---------- Supplied material ----------

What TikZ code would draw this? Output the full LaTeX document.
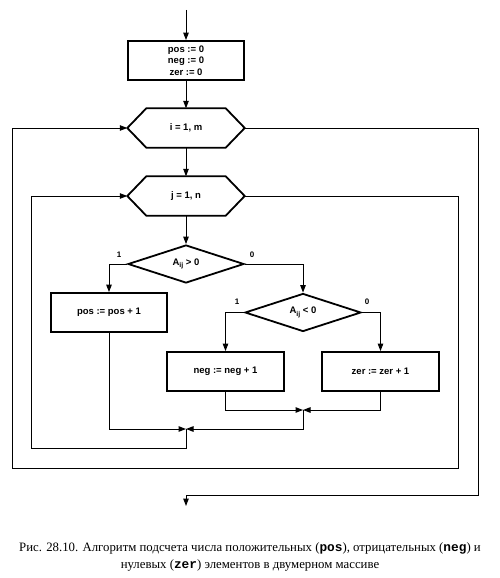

----------
---------- Supplied material ----------

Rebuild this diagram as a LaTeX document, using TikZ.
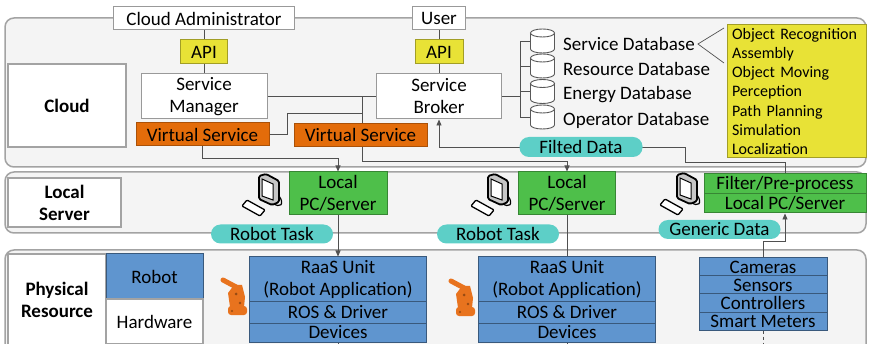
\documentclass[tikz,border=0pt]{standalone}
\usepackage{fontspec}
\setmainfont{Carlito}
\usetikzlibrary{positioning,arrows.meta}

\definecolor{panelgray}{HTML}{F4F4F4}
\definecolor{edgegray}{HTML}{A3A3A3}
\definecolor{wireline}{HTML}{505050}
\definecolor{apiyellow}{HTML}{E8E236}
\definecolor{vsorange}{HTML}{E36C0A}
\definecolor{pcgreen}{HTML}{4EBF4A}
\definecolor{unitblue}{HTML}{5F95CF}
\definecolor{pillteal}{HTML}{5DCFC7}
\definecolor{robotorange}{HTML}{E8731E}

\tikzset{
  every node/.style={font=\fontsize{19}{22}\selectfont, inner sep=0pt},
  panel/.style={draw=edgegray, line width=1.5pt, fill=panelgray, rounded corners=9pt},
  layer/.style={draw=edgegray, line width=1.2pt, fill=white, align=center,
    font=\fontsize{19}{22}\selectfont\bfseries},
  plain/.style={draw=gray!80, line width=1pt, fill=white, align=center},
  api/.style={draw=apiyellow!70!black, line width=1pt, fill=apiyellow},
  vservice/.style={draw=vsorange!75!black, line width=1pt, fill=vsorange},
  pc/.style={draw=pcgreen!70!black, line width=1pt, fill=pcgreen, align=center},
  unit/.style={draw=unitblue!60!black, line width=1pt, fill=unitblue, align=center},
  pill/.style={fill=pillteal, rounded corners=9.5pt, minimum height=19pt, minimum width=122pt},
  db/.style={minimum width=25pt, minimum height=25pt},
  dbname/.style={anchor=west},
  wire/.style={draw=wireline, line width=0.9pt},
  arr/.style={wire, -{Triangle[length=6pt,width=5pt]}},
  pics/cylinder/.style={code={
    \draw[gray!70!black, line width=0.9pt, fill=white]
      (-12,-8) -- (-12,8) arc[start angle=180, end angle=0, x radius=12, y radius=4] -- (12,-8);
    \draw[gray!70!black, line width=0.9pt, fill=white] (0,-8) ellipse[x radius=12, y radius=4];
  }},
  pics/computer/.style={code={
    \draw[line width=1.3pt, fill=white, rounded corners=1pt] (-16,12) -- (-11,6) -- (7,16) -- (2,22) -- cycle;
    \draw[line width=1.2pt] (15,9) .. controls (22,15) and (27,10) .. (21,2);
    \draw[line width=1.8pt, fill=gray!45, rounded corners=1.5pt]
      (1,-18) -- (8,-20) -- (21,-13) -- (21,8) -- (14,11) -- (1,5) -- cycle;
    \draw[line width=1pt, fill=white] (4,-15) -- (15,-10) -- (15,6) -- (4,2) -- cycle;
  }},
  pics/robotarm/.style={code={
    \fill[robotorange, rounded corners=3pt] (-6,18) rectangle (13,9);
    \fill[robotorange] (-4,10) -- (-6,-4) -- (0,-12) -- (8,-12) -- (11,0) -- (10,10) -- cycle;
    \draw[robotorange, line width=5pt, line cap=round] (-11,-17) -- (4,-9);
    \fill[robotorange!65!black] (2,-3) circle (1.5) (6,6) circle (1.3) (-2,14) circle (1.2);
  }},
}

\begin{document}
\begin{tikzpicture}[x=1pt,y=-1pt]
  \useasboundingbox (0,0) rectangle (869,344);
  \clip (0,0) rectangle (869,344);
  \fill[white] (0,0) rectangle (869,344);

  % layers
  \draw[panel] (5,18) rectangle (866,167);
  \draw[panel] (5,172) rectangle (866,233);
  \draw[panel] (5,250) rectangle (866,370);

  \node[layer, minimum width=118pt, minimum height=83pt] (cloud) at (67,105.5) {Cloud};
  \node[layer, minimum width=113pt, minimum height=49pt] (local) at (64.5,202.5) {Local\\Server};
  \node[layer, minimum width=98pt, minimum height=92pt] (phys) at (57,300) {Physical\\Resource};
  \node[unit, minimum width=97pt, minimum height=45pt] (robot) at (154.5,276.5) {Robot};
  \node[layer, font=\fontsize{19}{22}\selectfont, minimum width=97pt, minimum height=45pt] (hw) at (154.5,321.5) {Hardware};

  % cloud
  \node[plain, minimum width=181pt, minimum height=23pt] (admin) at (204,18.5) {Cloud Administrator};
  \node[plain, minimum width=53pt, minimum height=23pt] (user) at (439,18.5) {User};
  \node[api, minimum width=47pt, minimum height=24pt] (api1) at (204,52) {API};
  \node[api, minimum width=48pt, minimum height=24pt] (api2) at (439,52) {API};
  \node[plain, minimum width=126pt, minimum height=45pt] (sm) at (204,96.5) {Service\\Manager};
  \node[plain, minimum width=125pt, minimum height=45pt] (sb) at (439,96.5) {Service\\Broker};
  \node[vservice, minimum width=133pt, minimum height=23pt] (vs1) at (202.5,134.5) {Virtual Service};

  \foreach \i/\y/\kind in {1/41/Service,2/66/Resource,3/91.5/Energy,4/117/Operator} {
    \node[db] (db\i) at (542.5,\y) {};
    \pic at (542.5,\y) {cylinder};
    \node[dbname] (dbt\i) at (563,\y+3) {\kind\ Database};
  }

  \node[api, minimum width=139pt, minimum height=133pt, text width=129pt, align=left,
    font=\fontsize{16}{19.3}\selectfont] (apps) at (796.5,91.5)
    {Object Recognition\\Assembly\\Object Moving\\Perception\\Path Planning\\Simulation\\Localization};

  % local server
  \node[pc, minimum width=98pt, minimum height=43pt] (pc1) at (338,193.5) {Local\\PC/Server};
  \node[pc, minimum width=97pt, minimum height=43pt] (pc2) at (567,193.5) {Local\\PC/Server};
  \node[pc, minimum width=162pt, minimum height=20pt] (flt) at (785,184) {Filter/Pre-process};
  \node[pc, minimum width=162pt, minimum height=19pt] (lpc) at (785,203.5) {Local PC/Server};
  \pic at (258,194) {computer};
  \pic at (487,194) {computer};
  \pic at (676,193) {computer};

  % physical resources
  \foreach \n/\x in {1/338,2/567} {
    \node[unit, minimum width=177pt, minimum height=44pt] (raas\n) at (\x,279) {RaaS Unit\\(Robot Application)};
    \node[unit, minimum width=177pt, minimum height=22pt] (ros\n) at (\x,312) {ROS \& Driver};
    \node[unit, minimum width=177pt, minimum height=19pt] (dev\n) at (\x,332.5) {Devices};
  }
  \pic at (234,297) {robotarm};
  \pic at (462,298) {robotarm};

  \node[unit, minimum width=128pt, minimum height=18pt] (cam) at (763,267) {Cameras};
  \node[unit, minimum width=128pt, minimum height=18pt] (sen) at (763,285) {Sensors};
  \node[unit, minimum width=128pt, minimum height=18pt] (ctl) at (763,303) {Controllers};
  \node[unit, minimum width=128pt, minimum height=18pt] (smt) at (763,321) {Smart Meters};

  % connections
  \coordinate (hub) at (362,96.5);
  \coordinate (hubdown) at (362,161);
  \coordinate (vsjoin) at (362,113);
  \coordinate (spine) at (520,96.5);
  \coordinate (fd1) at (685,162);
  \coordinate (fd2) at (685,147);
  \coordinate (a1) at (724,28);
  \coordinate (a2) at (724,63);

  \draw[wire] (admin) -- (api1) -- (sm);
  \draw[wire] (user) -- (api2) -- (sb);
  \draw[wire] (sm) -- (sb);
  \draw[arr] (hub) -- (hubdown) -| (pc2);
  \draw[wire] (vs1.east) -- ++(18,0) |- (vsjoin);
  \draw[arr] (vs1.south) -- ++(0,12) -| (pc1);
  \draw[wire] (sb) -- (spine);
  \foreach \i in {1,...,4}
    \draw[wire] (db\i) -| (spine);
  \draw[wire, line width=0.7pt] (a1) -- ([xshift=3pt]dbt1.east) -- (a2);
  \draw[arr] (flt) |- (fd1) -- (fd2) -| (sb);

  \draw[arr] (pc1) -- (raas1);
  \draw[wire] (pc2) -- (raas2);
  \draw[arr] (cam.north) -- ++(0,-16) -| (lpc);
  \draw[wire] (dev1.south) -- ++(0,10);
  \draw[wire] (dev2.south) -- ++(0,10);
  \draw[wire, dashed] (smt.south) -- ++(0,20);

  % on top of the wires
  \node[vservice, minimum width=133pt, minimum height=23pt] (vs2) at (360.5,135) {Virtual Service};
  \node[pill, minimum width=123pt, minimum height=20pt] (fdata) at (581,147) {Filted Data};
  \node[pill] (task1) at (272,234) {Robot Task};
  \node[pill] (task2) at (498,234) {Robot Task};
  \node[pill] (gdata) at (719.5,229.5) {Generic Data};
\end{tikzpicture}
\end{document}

----------

◆ What to produce:
Gather up the lines containing the word "code" from these records and copy them.

◆ Correct result:
What TikZ code would draw this? Output the full LaTeX document.
  pics/cylinder/.style={code={
  pics/computer/.style={code={
  pics/robotarm/.style={code={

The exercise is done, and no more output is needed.